■ Your objective
From the first line of the data below through the line bearing "const yTickLabels = ['-40', '-20', '0', '20', '40'];", reproduce each line exactly; do not include pictures.

■ Dataset content
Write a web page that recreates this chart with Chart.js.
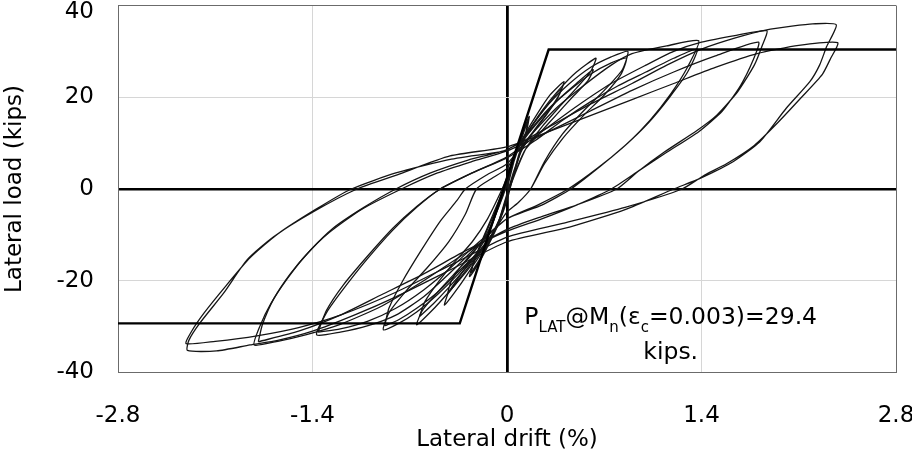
<!DOCTYPE html>
<html>
<head>
<meta charset="utf-8">
<script src="https://cdn.jsdelivr.net/npm/chart.js@4/dist/chart.umd.min.js"></script>
<style>
  html, body { margin: 0; padding: 0; background: #fff; }
</style>
</head>
<body>
<canvas id="myChart" width="912" height="454"></canvas>
<script>
// axis ticks
const xTicks = [-2.8, -1.4, 0, 1.4, 2.8];
const xTickLabels = ['-2.8', '-1.4', '0', '1.4', '2.8'];
const yTicks = [-40, -20, 0, 20, 40];
const yTickLabels = ['-40', '-20', '0', '20', '40'];

// bilinear envelope, P_LAT @ Mn
const envelope = [[-2.8, -29.3], [-0.34, -29.3], [0.30, 30.4], [2.8, 30.4]];

// hysteresis, [drift %, load kips], one array per drift level (two cycles each)
const loop1 = [[0, 0], [0.05, 6], [0.1, 11], [0.16, 15.8],
  [0.14, 12.5], [0.09, 7.5], [0.03, 1], [0, -2.5], [-0.06, -7.5], [-0.13, -12], [-0.2, -16], [-0.27, -19.1],
  [-0.24, -16], [-0.18, -11.5], [-0.1, -6], [-0.03, -1], [0, 1.5], [0.05, 6], [0.1, 10.5], [0.15, 14.8],
  [0.13, 11.5], [0.08, 7], [0.03, 1], [0, -2], [-0.06, -7], [-0.13, -11.5], [-0.2, -15.5], [-0.26, -18.3]];

const loop2 = [[-0.26, -18.3], [-0.23, -15], [-0.17, -10.5], [-0.1, -5.5], [-0.03, -0.5], [0, 2], [0.06, 8], [0.13, 12], [0.22, 16.5], [0.31, 20.5], [0.41, 23.4],
  [0.38, 20.8], [0.3, 17], [0.2, 13], [0.12, 9.5], [0.05, 4], [0, -1], [-0.06, -7], [-0.14, -12], [-0.24, -16.5], [-0.34, -21], [-0.45, -25.3],
  [-0.42, -22.5], [-0.33, -18.5], [-0.22, -14], [-0.13, -9.5], [-0.05, -3], [0, 1.5], [0.06, 7.5], [0.13, 11.5], [0.22, 15.5], [0.31, 19], [0.39, 21.8],
  [0.36, 19.5], [0.28, 16], [0.18, 12], [0.1, 8], [0.04, 2.5], [0, -1.5], [-0.06, -7], [-0.14, -11.5], [-0.24, -15.5], [-0.34, -19.5], [-0.43, -23]];

const loop3 = [[-0.43, -23], [-0.4, -20], [-0.31, -16], [-0.21, -12.5], [-0.12, -8.5], [-0.05, -3], [0, 1.5], [0.06, 8], [0.14, 12], [0.25, 17], [0.37, 21.5], [0.5, 25.5], [0.64, 28.5],
  [0.6, 25.5], [0.5, 22], [0.38, 18], [0.25, 13.5], [0.14, 9], [0.06, 3.5], [0, -1.5], [-0.06, -7.5], [-0.16, -12.5], [-0.28, -17.5], [-0.42, -22.5], [-0.54, -26.5], [-0.65, -29.6],
  [-0.61, -26.5], [-0.5, -22.5], [-0.38, -18.5], [-0.26, -14.5], [-0.15, -10], [-0.06, -4], [0, 1], [0.06, 7.5], [0.14, 11.5], [0.25, 15.5], [0.37, 19.5], [0.5, 23], [0.62, 26],
  [0.58, 23.5], [0.47, 20], [0.35, 16], [0.23, 12], [0.13, 8.5], [0.05, 3], [0, -1.5], [-0.07, -8], [-0.17, -12.5], [-0.29, -17], [-0.42, -21.5], [-0.53, -25], [-0.63, -27.8]];

const loop4 = [[-0.63, -27.8], [-0.59, -24.5], [-0.5, -20.5], [-0.38, -16], [-0.25, -11.5], [-0.14, -6.5], [-0.05, -1], [0, 2.5], [0.07, 8.5], [0.15, 12.5], [0.3, 18.5], [0.45, 23], [0.6, 26.5], [0.75, 28.8], [0.87, 30],
  [0.83, 26], [0.7, 21.5], [0.55, 17], [0.4, 12], [0.27, 6], [0.17, 0], [0.08, -3], [0, -5], [-0.1, -9.5], [-0.2, -13.5], [-0.35, -18.5], [-0.5, -23], [-0.65, -26.8], [-0.78, -29.3], [-0.89, -30.7],
  [-0.85, -27], [-0.72, -22], [-0.57, -17], [-0.42, -11.5], [-0.3, -5.5], [-0.22, 0], [-0.1, 2.5], [0, 4.5], [0.08, 9], [0.16, 12.5], [0.3, 17.5], [0.45, 21.5], [0.6, 25], [0.75, 27.5], [0.86, 28.5],
  [0.82, 25], [0.7, 20.5], [0.55, 16], [0.4, 11], [0.27, 5.5], [0.17, 0], [0.08, -3], [0, -5], [-0.1, -9.5], [-0.2, -13.5], [-0.35, -18], [-0.5, -22.5], [-0.65, -26], [-0.78, -28.5], [-0.88, -29.8]];

const loop5 = [[-0.88, -29.8], [-0.85, -26], [-0.75, -20], [-0.62, -13.5], [-0.48, -7], [-0.36, -2.5], [-0.3, 0], [-0.15, 3], [0, 5.5], [0.15, 11], [0.35, 17.5], [0.55, 22.5], [0.75, 27], [0.9, 29.5], [1.15, 31.2], [1.38, 32.3],
  [1.3, 26.6], [1.18, 20.8], [1.03, 15], [0.87, 10], [0.67, 4.9], [0.46, 0], [0.25, -3.5], [0, -6.5], [-0.2, -12], [-0.4, -18], [-0.6, -23.5], [-0.8, -27.5], [-1.0, -29.8], [-1.2, -31.2], [-1.37, -31.8],
  [-1.3, -27], [-1.18, -21.9], [-1.01, -15.4], [-0.82, -8.9], [-0.65, -4], [-0.48, 0], [-0.25, 3.5], [0, 6.8], [0.2, 10.5], [0.4, 15], [0.6, 19], [0.8, 22.5], [1.0, 25.5], [1.2, 28.5], [1.37, 30.5],
  [1.3, 25.5], [1.17, 20], [1.02, 14.5], [0.85, 9.5], [0.65, 4.5], [0.44, 0], [0.22, -3.5], [0, -6.5], [-0.2, -11.5], [-0.4, -17], [-0.6, -22], [-0.8, -26], [-1.0, -28.8], [-1.2, -30.5], [-1.36, -31.2]];

const loop6 = [[-1.36, -31.2], [-1.3, -26.5], [-1.18, -21], [-1.0, -14.5], [-0.82, -8.5], [-0.65, -3.8], [-0.48, 0], [-0.25, 3.5], [0, 7], [0.25, 12.5], [0.5, 18], [0.75, 23], [1.0, 27], [1.2, 30], [1.4, 32], [1.65, 33.5], [1.87, 34.5],
  [1.84, 31.5], [1.78, 27], [1.66, 21.2], [1.51, 16.1], [1.37, 12.8], [1.13, 8], [0.95, 4], [0.79, 0], [0.5, -3.5], [0.25, -6], [0, -8.8], [-0.3, -14], [-0.6, -20], [-0.9, -25.5], [-1.2, -29.5], [-1.45, -31.8], [-1.65, -33.2], [-1.82, -34],
  [-1.78, -30], [-1.7, -25], [-1.58, -19.5], [-1.45, -14.5], [-1.28, -9.5], [-1.05, -4.5], [-0.76, 0], [-0.5, 3.5], [-0.25, 6], [0, 8.3], [0.3, 12.5], [0.6, 17], [0.9, 21.5], [1.2, 25.5], [1.5, 29], [1.81, 32],
  [1.77, 28], [1.68, 22.5], [1.55, 17], [1.38, 12.5], [1.15, 8], [0.95, 4], [0.75, 0], [0.5, -3.5], [0.25, -6.5], [0, -9.2], [-0.3, -13.5], [-0.6, -18.5], [-0.9, -23], [-1.2, -27.5], [-1.5, -31], [-1.79, -33.3]];

const loop7 = [[-1.79, -33.3], [-1.76, -29.5], [-1.68, -24], [-1.56, -18.5], [-1.42, -13.5], [-1.25, -8.5], [-1.03, -4], [-0.8, 0], [-0.55, 3.5], [-0.28, 6.3], [0, 8.6], [0.3, 13.5], [0.6, 18.5], [0.9, 23], [1.15, 27], [1.4, 30.5], [1.65, 33], [1.87, 34.7], [2.05, 35.5], [2.2, 36], [2.37, 35.8],
  [2.3, 31], [2.25, 27], [2.18, 23.4], [2.01, 17.6], [1.82, 10.3], [1.63, 6], [1.39, 2.3], [1.2, 0], [0.85, -4.5], [0.45, -8.3], [0, -11.5], [-0.4, -17.5], [-0.8, -23.5], [-1.1, -27.5], [-1.4, -31], [-1.65, -33], [-1.85, -34], [-2.09, -35.3], [-2.3, -35.2],
  [-2.29, -33], [-2.21, -29.2], [-2.04, -22.7], [-1.87, -15.4], [-1.68, -10.4], [-1.39, -4.9], [-1.08, 0], [-0.79, 3.1], [-0.41, 7.2], [0, 9.2], [0.3, 12.5], [0.6, 16], [0.9, 19.5], [1.2, 23], [1.5, 26.5], [1.8, 29.5], [2.1, 31.3], [2.38, 31.9],
  [2.33, 28.5], [2.27, 25], [2.12, 20], [1.95, 14.5], [1.78, 9.5], [1.58, 5.5], [1.42, 3], [1.26, 0], [0.85, -4], [0.4, -7.5], [0, -10.5], [-0.4, -16.5], [-0.8, -22.5], [-1.2, -27.5], [-1.5, -30.2], [-1.8, -32], [-2.1, -33.2], [-2.31, -33.7],
  [-2.27, -31], [-2.18, -27], [-2.02, -21], [-1.85, -15], [-1.65, -9.8], [-1.38, -4.5], [-1.12, 0], [-0.8, 3.5], [-0.4, 6.5], [0, 8.3]];

const loops = [loop1, loop2, loop3, loop4, loop5, loop6, loop7];

const FONT = 'DejaVu Sans';
const toXY = (pts) => pts.map((p) => ({ x: p[0], y: p[1] }));

const datasets = [{
  data: toXY(envelope),
  borderColor: '#000',
  borderWidth: 2.4,
  tension: 0
}];
loops.forEach((l) => {
  datasets.push({ data: toXY(l), borderColor: '#151515', borderWidth: 1.3, tension: 0.2 });
});

// P_LAT text box
const noteLabel = {
  id: 'noteLabel',
  afterDatasetsDraw(chart) {
    const { ctx, scales: { x, y } } = chart;
    const parts = [['P', 0], ['LAT', 1], ['@M', 0], ['n', 1], ['(\u03b5', 0], ['c', 1], ['=0.003)=29.4', 0]];
    const main = '23.5px "' + FONT + '"';
    const sub = '15px "' + FONT + '"';
    let left = x.getPixelForValue(0.125);
    const base = y.getPixelForValue(-29.4);
    ctx.save();
    ctx.fillStyle = '#000';
    ctx.textBaseline = 'alphabetic';
    ctx.textAlign = 'left';
    const start = left;
    parts.forEach(([t, s]) => {
      ctx.font = s ? sub : main;
      ctx.fillText(t, left, s ? base + 8 : base);
      left += ctx.measureText(t).width;
    });
    ctx.font = main;
    ctx.textAlign = 'center';
    ctx.fillText('kips.', (start + left) / 2, base + 35);
    ctx.restore();
  }
};

const gridColor = (edge) => (ctx) => {
  const v = ctx.tick.value;
  if (Math.abs(v) < 1e-9) return '#000';
  if (Math.abs(v) === edge) return '#6b6b6b';
  return '#d6d6d6';
};
const gridWidth = (w) => (ctx) => (Math.abs(ctx.tick.value) < 1e-9 ? w : 1);

const ctx = document.getElementById('myChart');
const myChart = new Chart(ctx, {
  type: 'line',
  data: { datasets },
  options: {
    responsive: false,
    animation: false,
    devicePixelRatio: 1,
    layout: { padding: { top: 5.5, right: 16, bottom: 0, left: 0 } },
    elements: { point: { radius: 0 }, line: { fill: false } },
    plugins: { legend: { display: false }, tooltip: { enabled: false } },
    scales: {
      x: {
        type: 'linear',
        min: -2.8,
        max: 2.8,
        afterBuildTicks: (s) => { s.ticks = xTicks.map((v) => ({ value: v })); },
        afterFit: (s) => { s.height = 81.5; s.paddingLeft = 0; s.paddingRight = 0; },
        ticks: {
          callback: (v, i) => xTickLabels[i],
          color: '#000',
          padding: 30,
          maxRotation: 0,
          autoSkip: false,
          font: { family: FONT, size: 23 }
        },
        grid: { color: gridColor(2.8), lineWidth: gridWidth(2.8), drawTicks: false },
        border: { color: '#6b6b6b', width: 1 },
        title: {
          display: true,
          text: 'Lateral drift (%)',
          color: '#000',
          font: { family: FONT, size: 23 },
          padding: { top: 0, bottom: 0 }
        }
      },
      y: {
        type: 'linear',
        min: -40,
        max: 40,
        afterBuildTicks: (s) => { s.ticks = yTicks.map((v) => ({ value: v })); },
        afterFit: (s) => { s.width = 118; s.paddingTop = 0; s.paddingBottom = 0; },
        ticks: {
          // top label sits a little lower so it is not cut by the canvas edge
          callback: (v, i) => (v === 40 ? ['', yTickLabels[i]] : yTickLabels[i]),
          color: '#000',
          padding: 24,
          font: (c) => ({ family: FONT, size: 23, lineHeight: c.tick && c.tick.value === 40 ? '14px' : 1.2 })
        },
        grid: { color: gridColor(40), lineWidth: gridWidth(2.4), drawTicks: false },
        border: { color: '#6b6b6b', width: 1 },
        title: {
          display: true,
          text: 'Lateral load (kips)',
          color: '#000',
          font: { family: FONT, size: 23 },
          padding: { top: 1, bottom: 0 }
        }
      }
    }
  },
  plugins: [noteLabel]
});
</script>
</body>
</html>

■ Solution below
Write a web page that recreates this chart with Chart.js.
<!DOCTYPE html>
<html>
<head>
<meta charset="utf-8">
<script src="https://cdn.jsdelivr.net/npm/chart.js@4/dist/chart.umd.min.js"></script>
<style>
  html, body { margin: 0; padding: 0; background: #fff; }
</style>
</head>
<body>
<canvas id="myChart" width="912" height="454"></canvas>
<script>
// axis ticks
const xTicks = [-2.8, -1.4, 0, 1.4, 2.8];
const xTickLabels = ['-2.8', '-1.4', '0', '1.4', '2.8'];
const yTicks = [-40, -20, 0, 20, 40];
const yTickLabels = ['-40', '-20', '0', '20', '40'];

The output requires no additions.